= Ensemble Gombert =

Ensemble Gombert is a chamber choir based in Melbourne, Australia noted for its pure intonation and historic approach to choral sound and style. The ensemble was founded and is conducted by musicologist and organist John O'Donnell in 1990. The group is named after Nicolas Gombert (c. 1495 - 1560), whose music has largely been ignored in the centuries since his death, despite it having an exemplary reputation amongst his contemporaries.

Although Ensemble Gombert performs a wide range of choral music, ranging from plainchant to contemporary works, it specialises in a cappella performance of Franco-Flemish music of the High Renaissance, that is, polyphonic music of the 16th century.

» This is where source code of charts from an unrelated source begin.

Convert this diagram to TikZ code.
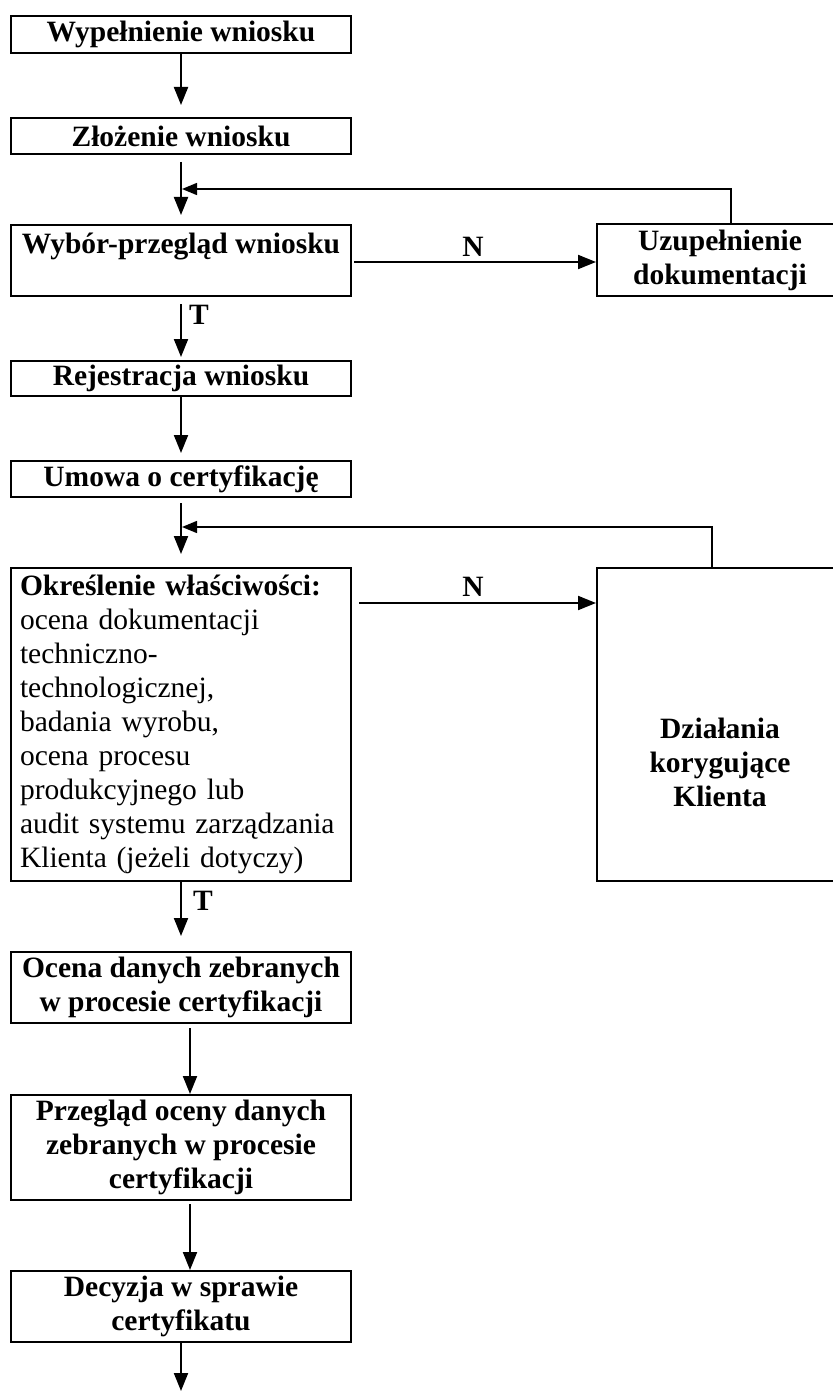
\documentclass[tikz,border=0pt]{standalone}
\usepackage{fontspec}
\setmainfont{Liberation Serif}
\usetikzlibrary{arrows.meta}
\begin{document}
\begin{tikzpicture}[x=1pt,y=-1pt,
  txt/.style={font=\fontsize{29.5}{34}\selectfont\bfseries},
  box/.style={draw,line width=2pt,minimum width=340pt,inner sep=0pt,align=center,txt},
  sidebox/.style={draw,line width=2pt,minimum width=246pt,inner sep=0pt,align=center,txt},
  arr/.style={line width=2pt,-{Triangle[length=18pt,width=14pt]}},
  fb/.style={line width=1.4pt,-{Triangle[length=15pt,width=12pt]}},
  lbl/.style={txt,inner sep=0pt}]
\useasboundingbox (0,0) rectangle (832,1391);

\node[box,minimum height=37pt] (b1) at (181,34.5) {Wypełnienie wniosku};
\node[box,minimum height=36pt] (b2) at (181,136) {Złożenie wniosku};
\node[box,minimum height=71pt] (b3) at (181,260.5) {Wybór-przegląd wniosku\\\mbox{}};
\node[sidebox,minimum height=72pt] (u) at (720,260) {Uzupełnienie\\dokumentacji};
\node[box,minimum height=35pt] (b4) at (181,378.5) {Rejestracja wniosku};
\node[box,minimum height=36pt] (b5) at (181,479) {Umowa o certyfikację};
\node[draw,line width=2pt,minimum width=340pt,minimum height=313pt,inner xsep=9pt,inner ysep=0pt,
      text width=322pt,align=left,font=\fontsize{29.5}{34}\selectfont] (b6) at (181,724.5)
  {\textbf{Określenie właściwości:}\\ocena dokumentacji\\techniczno-\\technologicznej,\\badania wyrobu,\\ocena procesu\\produkcyjnego lub\\audit systemu zarządzania\\Klienta (jeżeli dotyczy)};
\node[draw,line width=2pt,minimum width=246pt,minimum height=313pt,inner sep=0pt] (d) at (720,724.5) {};
\node[txt,align=center,inner sep=0pt] (dt) at (720,762) {Działania\\korygujące\\Klienta};
\node[box,minimum height=71pt] (b7) at (181,987.5) {Ocena danych zebranych\\w procesie certyfikacji};
\node[box,minimum height=105pt] (b8) at (181,1147.5) {Przegląd oceny danych\\zebranych w procesie\\certyfikacji};
\node[box,minimum height=71pt] (b9) at (181,1306.5) {Decyzja w sprawie\\certyfikatu};

\node[lbl] (n1) at (473,247) {N};
\node[lbl] (n2) at (473,587) {N};
\node[lbl] (t1) at (199,315) {T};
\node[lbl] (t2) at (203,901) {T};

\coordinate (j1) at (182,189);
\coordinate (j2) at (182,527);
\coordinate (j3) at (0,603);
\coordinate (j4) at (0,262);
\coordinate (end) at (181,1391);

\draw[arr,shorten >=12pt] (b1.south) -- (b2.north);
\draw[arr,shorten <=7pt,shorten >=9pt] (b2.south) -- (b3.north);
\draw[arr,shorten <=7pt,shorten >=3pt] (b3.south) -- (b4.north);
\draw[arr,shorten >=7pt] (b4.south) -- (b5.north);
\draw[arr,shorten <=5pt,shorten >=13pt] (b5.south) -- (b6.north);
\draw[arr,shorten >=15pt] (b6.south) -- (b7.north);
\draw[arr,shorten <=4pt] ([xshift=9pt]b7.south) -- ([xshift=9pt]b8.north);
\draw[arr,shorten <=3pt] ([xshift=9pt]b8.south) -- ([xshift=9pt]b9.north);
\draw[arr] (b9.south) -- (end);

\draw[arr,shorten <=2pt] (b3.east |- j4) -- (u.west |- j4);
\draw[arr,shorten <=7pt] (b6.east |- j3) -- (d.west |- j3);

\draw[fb] ([xshift=11pt]u.north) |- (j1);
\draw[fb] ([xshift=-8pt]d.north) |- (j2);
\end{tikzpicture}
\end{document}
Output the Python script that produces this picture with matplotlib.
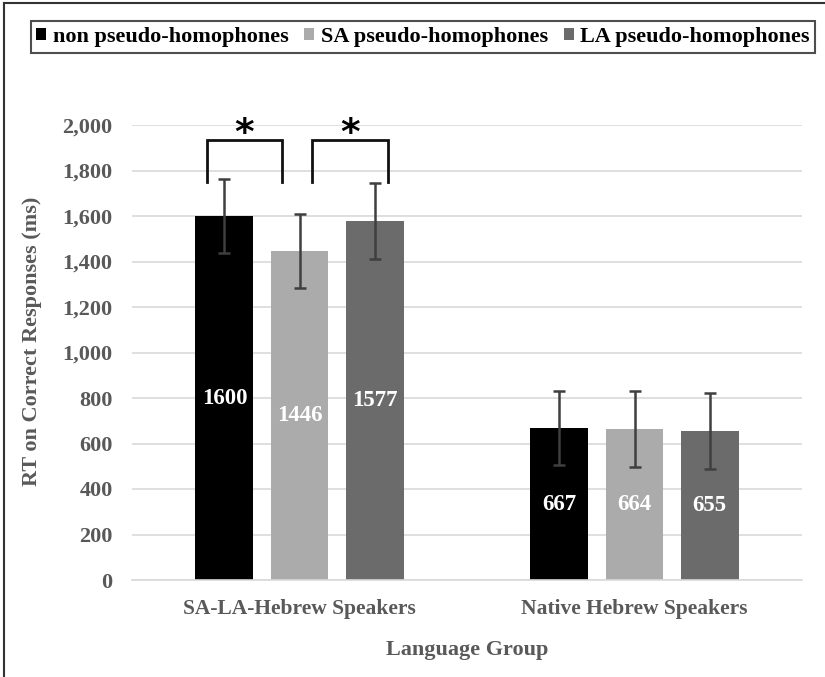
import matplotlib
matplotlib.use("Agg")
import matplotlib.pyplot as plt
import numpy as np
from matplotlib.patches import Patch
from matplotlib.lines import Line2D

groups = ["SA-LA-Hebrew Speakers", "Native Hebrew Speakers"]
series = ["non pseudo-homophones", "SA pseudo-homophones", "LA pseudo-homophones"]
non_ph = [1600, 667]
sa_ph = [1446, 664]
la_ph = [1577, 655]
non_err = [161, 163]
sa_err = [164, 167]
la_err = [166, 169]
colors = ["#000000", "#ababab", "#6b6b6b"]
yticks = [0, 200, 400, 600, 800, 1000, 1200, 1400, 1600, 1800, 2000]

plt.rcParams['font.family'] = ['Liberation Serif', 'DejaVu Serif']
plt.rcParams['font.weight'] = 'bold'

W, H = 825, 677
fig = plt.figure(figsize=(W/100, H/100), dpi=100)
ax = fig.add_axes([132/W, 1-580/H, 670/W, 455/H])

x = np.arange(len(groups))
bw = 0.173
step = 0.224
vals = [non_ph, sa_ph, la_ph]
errs = [non_err, sa_err, la_err]
for i, (v, e, c) in enumerate(zip(vals, errs, colors)):
    xs = x + (i-1)*step
    ax.bar(xs, v, width=bw, color=c, zorder=2, label=series[i])
    ax.errorbar(xs, v, yerr=e, fmt='none', ecolor='#3f3f3f', elinewidth=1.8,
                capsize=4.5, capthick=1.8, zorder=3)
    for xi, vi in zip(xs, v):
        ax.text(xi, vi/2, f"{vi}", ha='center', va='center', color='white',
                fontsize=16.5, fontweight='bold', zorder=4)

ax.set_xlim(-0.5, 1.5)
ax.set_ylim(0, 2000)
ax.set_yticks(yticks)
ax.set_yticklabels([f"{t:,}" for t in yticks])
ax.set_xticks(x)
ax.set_xticklabels(groups)
ax.tick_params(axis='both', length=0, labelsize=16, labelcolor='#595959')
ax.tick_params(axis='y', pad=14)
ax.tick_params(axis='x', pad=14, labelsize=15.5)
ax.grid(axis='y', color='#d9d9d9', linewidth=1.2, zorder=0)
ax.set_axisbelow(True)
for s in ['top', 'right', 'left']:
    ax.spines[s].set_visible(False)
ax.spines['bottom'].set_color('#d9d9d9')
ax.spines['bottom'].set_linewidth(1.2)

ax.set_ylabel("RT on Correct Responses (ms)", fontsize=16, color='#595959',
              fontweight='bold')
ax.yaxis.set_label_coords((42 - 132) / 670, (580 - 341) / 455)
ax.set_xlabel("Language Group", fontsize=16, color='#595959',
              fontweight='bold', labelpad=15)

# significance brackets
def bracket(x0, x1, ylow, yhigh):
    ax.plot([x0, x0, x1, x1], [ylow, yhigh, yhigh, ylow], color='#111111',
            lw=2, clip_on=False, zorder=5, solid_joinstyle='miter')
    ax.text((x0+x1)/2, 1962, "*", ha='center', va='center', fontsize=27,
            fontweight='bold', family='DejaVu Sans', color='black', clip_on=False)

bracket(-step-0.052, -0.052, 1749, 1934)
bracket(0.037, step+0.04, 1749, 1934)

handles = [Patch(facecolor=c, edgecolor='none') for c in colors]
leg = fig.legend(handles, series, loc='center', bbox_to_anchor=(423/W, 1-37/H),
                 ncol=3, frameon=True, fancybox=False, edgecolor='#222222',
                 handlelength=0.45, handleheight=0.45,
                 handletextpad=0.3, columnspacing=0.7, borderpad=0.25,
                 prop={'weight': 'bold', 'size': 16})
leg.get_frame().set_linewidth(1.5)

# figure border (left and top)
fig.add_artist(Line2D([3.5/W, 3.5/W], [0, 1-3/H], transform=fig.transFigure,
                      color='#333333', lw=1.5))
fig.add_artist(Line2D([3.5/W, 1], [1-3/H, 1-3/H], transform=fig.transFigure,
                      color='#333333', lw=1.5))

fig.savefig("out.png", dpi=100)
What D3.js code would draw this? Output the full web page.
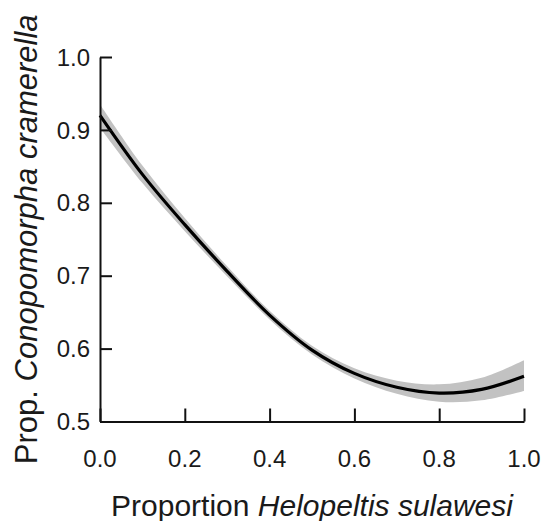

The Ensemble has achieved an important place in the early music scene by re-introducing many forgotten Renaissance masterworks to the concert repertoire, using newly prepared editions by O’Donnell. These works are frequently juxtaposed in innovative programs with more widely known repertoire from later periods.

Performances in recent years have included a program of little-known works by Franco-Flemish composers Johannes Ghiselin, Jacquet of Berchem, Gaspar van Weebeke, Andreas de Silva, Nicolas Payen and Josquin des Prez, a quincentennial celebration of Thomas Tallis, the first Australian performance of Arvo Pärt's 'Canon of Repentance' (composed in 1998), works by Jean Richafort and his parodists, a program of works originally written for Charles V, Holy Roman Emperor, German Baroque masterpieces by Johann Hermann Schein, Michael Praetorius, Heinrich Schütz and Johann Sebastian Bach, Alessandro Scarlatti's 'Stabat mater', and an annual concert entitled 'Christmas to Candlemas' that presents works written for the numerous Christian feast-days in the forty-day Church season that begins on Christmas Day.

The ensemble has broadcast extensively on the Australian Broadcasting Corporation's ABC Classic radio network, as well as the Melbourne-based community arts station 3MBS. It has appeared at many festivals across Australia, including the annual Organs of the Goldfields Festival in Ballarat, and the Woodend Winter Arts Festival, has toured to the United States and Canada, and three times to Europe, and has released two CD recordings: Josquin to Martin on the Move label (2004) and Christmas to Candlemas for Tall Poppies Records (2006). The groups are mentioned regularly in the yearly critical round-up of the best classical music in Melbourne.